Gogol lui-même, dans sa « correspondance avec ses amis » conseille à un camarade de se servir des plus gros mots quand il aura à réprimander un paysan serf, même devant témoins. Le peuple russe fait, évidemment, usage de locutions très grossières, mais bien moins souvent qu’on ne croirait. Il emploiera les mots malpropres en quelque sorte machinalement, mais n’y mettra pas l’intention qu’on se figure. Seuls des ivrognes, des vagabonds, des fainéants déclassés, que le peuple méprise, raffineront sur l’obscénité. Le peuple, tout en se montrant parfois mal embouché, n’ignore pas que c’est une laide habitude que celle de parler salement et condamne cette habitude. C’est quand il y eut désaccord entre nos intellectuels et les classes populaires que notre aristocratie se persuada que le peuple se délecte de paroles répugnantes. Nos intellectuels ignorent complètement le peuple.

Les espérances que je fonde sur le peuple, je crois tout aussi bien pouvoir les fonder sur la génération nouvelle. Le peuple et la jeunesse intellectuelle ont de bien plus grandes chances de s’entendre aujourd’hui qu’au temps où notre génération était jeune. Notre jeunesse est sérieuse, et il serait à souhaiter qu’elle fût mieux guidée.

Puisque nous parlons de la jeunesse, je dirai qu’un très jeune homme qui ne partageait pas toutes mes façons de voir m’a récemment adressé une lettre très vive, quoique nullement impolie, l’a signée en toutes lettres et a accompagné son nom de son adresse. Je l’ai prié de passer chez moi ; il est venu et m’a agréablement frappé par son sérieux et l’ardent intérêt qu’il portait à la question qui nous divisait. Sur quelques points il finit par me donner raison et se retira tort pensif.

J’ajouterai que la jeune génération actuelle discute plus courtoisement que nous ne faisions.
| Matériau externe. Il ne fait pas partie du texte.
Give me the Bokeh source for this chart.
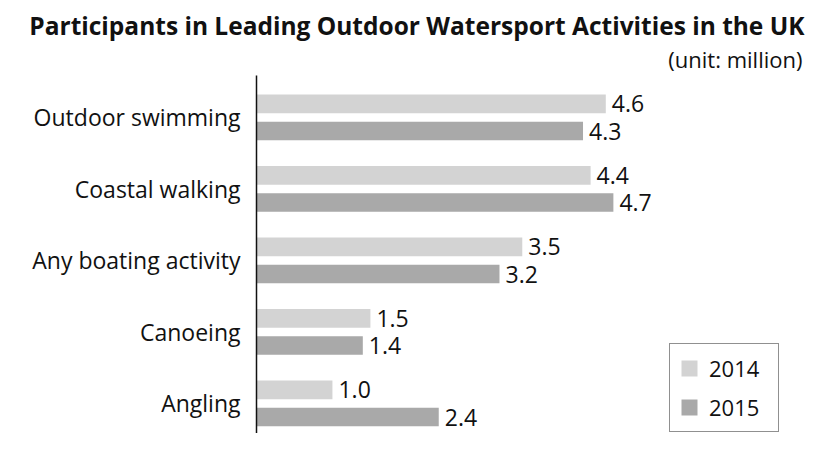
from bokeh.plotting import figure
from bokeh.models import Range1d, FixedTicker, ColumnDataSource, Legend, LegendItem, Title
from bokeh.transform import dodge
from bokeh.embed import file_html
from bokeh.resources import INLINE
from bokeh.core.properties import value

categories = ["Outdoor swimming", "Coastal walking", "Any boating activity", "Canoeing", "Angling"]
values_2014 = [4.6, 4.4, 3.5, 1.5, 1.0]
values_2015 = [4.3, 4.7, 3.2, 1.4, 2.4]
years = ["2014", "2015"]
colors = ["#d3d3d3", "#a9a9a9"]

FONT = "Open Sans"

pos = list(range(len(categories)))
src = ColumnDataSource(dict(
    pos=pos, v14=values_2014, v15=values_2015,
    l14=[f"{v:.1f}" for v in values_2014],
    l15=[f"{v:.1f}" for v in values_2015],
))

p = figure(width=805, height=433, output_backend="svg", toolbar_location=None,
           x_range=Range1d(0, 7.23), y_range=Range1d(4.42, -0.587),
           x_axis_location=None, title_location=None,
           min_border_left=256, min_border_right=0, min_border_top=75, min_border_bottom=0)

p.outline_line_color = None
p.grid.visible = False
p.background_fill_color = "white"

yax = p.yaxis[0]
yax.ticker = FixedTicker(ticks=pos)
yax.major_label_overrides = {i: c for i, c in zip(pos, categories)}
yax.major_tick_line_color = None
yax.minor_tick_line_color = None
yax.axis_line_color = "#111111"
yax.axis_line_width = 1.5
yax.major_label_standoff = 10
yax.major_label_text_font = FONT
yax.major_label_text_font_size = "23px"
yax.major_label_text_color = "#111111"

off = 0.19
bh = 0.26
r14 = p.hbar(y=dodge("pos", -off), right="v14", left=0, height=bh, source=src,
             fill_color=colors[0], line_color=None)
r15 = p.hbar(y=dodge("pos", off), right="v15", left=0, height=bh, source=src,
             fill_color=colors[1], line_color=None)

for col, lab, d in (("v14", "l14", -off), ("v15", "l15", off)):
    p.text(x=col, y=dodge("pos", d), text=lab, source=src, x_offset=6,
           text_baseline="middle", text_align="left",
           text_font=value(FONT), text_font_size="23px", text_color="#111111")

legend = Legend(items=[LegendItem(label=years[0], renderers=[r14]),
                       LegendItem(label=years[1], renderers=[r15])],
                location=(413, 1), orientation="vertical",
                glyph_width=20, glyph_height=20, label_standoff=10,
                padding=9, spacing=9, margin=0, label_width=60,
                label_text_font=FONT, label_text_font_size="22px",
                label_text_color="#111111",
                border_line_color="#222222", border_line_width=1.5,
                background_fill_alpha=1.0)
p.add_layout(legend, "center")

unit = Title(text="(unit: million)", align="right", offset=3,
             text_font=FONT, text_font_size="22px", text_font_style="normal",
             text_color="#111111", standoff=4)
p.add_layout(unit, "above")
main = Title(text="Participants in Leading Outdoor Watersport Activities in the UK",
             align="right", offset=1,
             text_font=FONT, text_font_size="24.5px", text_font_style="bold",
             text_color="#111111", standoff=-4)
p.add_layout(main, "above")

open("out.html", "w").write(file_html(p, INLINE))
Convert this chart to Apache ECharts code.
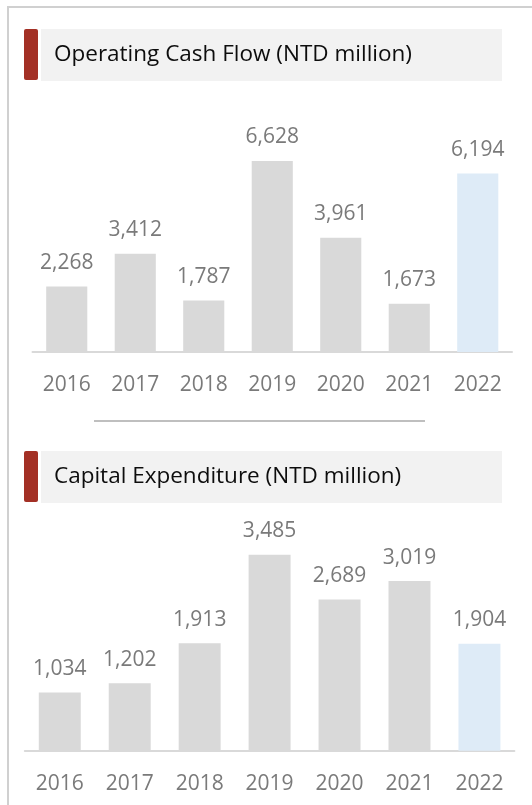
<!DOCTYPE html>
<html>
<head>
<meta charset="utf-8">
<script src="https://cdn.jsdelivr.net/npm/echarts@6/dist/echarts.min.js"></script>
<style>
  html, body { margin: 0; padding: 0; background: #ffffff; }
  #chart { width: 532px; height: 805px; }
</style>
</head>
<body>
<div id="chart"></div>
<script>
// data
const years = ["2016", "2017", "2018", "2019", "2020", "2021", "2022"];
const cashFlow = [2268, 3412, 1787, 6628, 3961, 1673, 6194];
const capex = [1034, 1202, 1913, 3485, 2689, 3019, 1904];
const titleTop = "Operating Cash Flow (NTD million)";
const titleBottom = "Capital Expenditure (NTD million)";

const FONT = "Open Sans";
const GRAY_BAR = "#d9d9d9";
const BLUE_BAR = "#deebf7";
const LABEL_GRAY = "#7a7a7a";

let myChart = echarts.init(document.getElementById("chart"));

// last year gets the light blue colour
function barColor(p) {
  return p.dataIndex === years.length - 1 ? BLUE_BAR : GRAY_BAR;
}

function xAxisFor(gridIndex) {
  return {
    type: "category",
    gridIndex: gridIndex,
    data: years,
    axisTick: { show: false },
    axisLine: { lineStyle: { color: "#d9d9d9", width: 2 } },
    axisLabel: { color: LABEL_GRAY, fontFamily: FONT, fontSize: 21, margin: 22.5 },
  };
}

function yAxisFor(gridIndex, max) {
  return {
    type: "value",
    gridIndex: gridIndex,
    min: 0,
    max: max,
    show: false,
    splitLine: { show: false },
  };
}

function barSeries(idx, values) {
  return {
    type: "bar",
    xAxisIndex: idx,
    yAxisIndex: idx,
    data: values,
    barWidth: "60%",
    itemStyle: { color: barColor },
    label: {
      show: true,
      position: "top",
      distance: 13,
      color: LABEL_GRAY,
      fontFamily: FONT,
      fontSize: 21,
      formatter: (p) => p.value.toLocaleString("en-US"),
    },
  };
}

// title strip: red marker + light gray band + text
function titleBlock(y, text) {
  return [
    { type: "rect", shape: { x: 24, y: y, width: 14, height: 51, r: 2 }, style: { fill: "#a33025" } },
    { type: "rect", shape: { x: 41, y: y, width: 461, height: 52 }, style: { fill: "#f2f2f2" } },
    {
      type: "text",
      x: 54,
      y: y + 26,
      style: { text: text, fill: "#0d0d0d", font: "22.5px '" + FONT + "'", textVerticalAlign: "middle" },
    },
  ];
}

let options = {
  animation: false,
  grid: [
    { left: 32.5, right: 20, top: 121.4, bottom: 453 },
    { left: 24.8, right: 17.6, top: 525.9, bottom: 54.3 },
  ],
  xAxis: [xAxisFor(0), xAxisFor(1)],
  yAxis: [yAxisFor(0, 8000), yAxisFor(1, 4000)],
  series: [barSeries(0, cashFlow), barSeries(1, capex)],
  graphic: [
    // outer frame (left and top edges visible)
    { type: "rect", shape: { x: 8, y: 7, width: 560, height: 820 }, style: { fill: null, stroke: "#d0d0d0", lineWidth: 2 } },
    // separator between the two panels
    { type: "line", shape: { x1: 94, y1: 421, x2: 425, y2: 421 }, style: { stroke: "#bfbfbf", lineWidth: 2 } },
  ]
    .concat(titleBlock(29, titleTop))
    .concat(titleBlock(451, titleBottom)),
};

myChart.setOption(options);
</script>
</body>
</html>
Ces jeunes gens écoutent et laissent parler, parce que l’éclaircissement du point en litige a pour eux plus d’importance que la satisfaction de leur amour-propre. Mon visiteur, avant de partir, me témoigna ses regrets de m’avoir écrit une lettre aussi vive, et cela d’une façon parfaitement digne. Le seul malheur est que notre jeunesse manque de guides ! Comme elle a besoin de directeurs, elle s’est souvent ruée à la suite de personnages assez indignes de sa confiance ; quelques-uns de ces derniers, toutefois, étaient sincères. Quel devra être, quels devront être le ou les guides futurs ? En viendra-t-il même ? Telle est la question.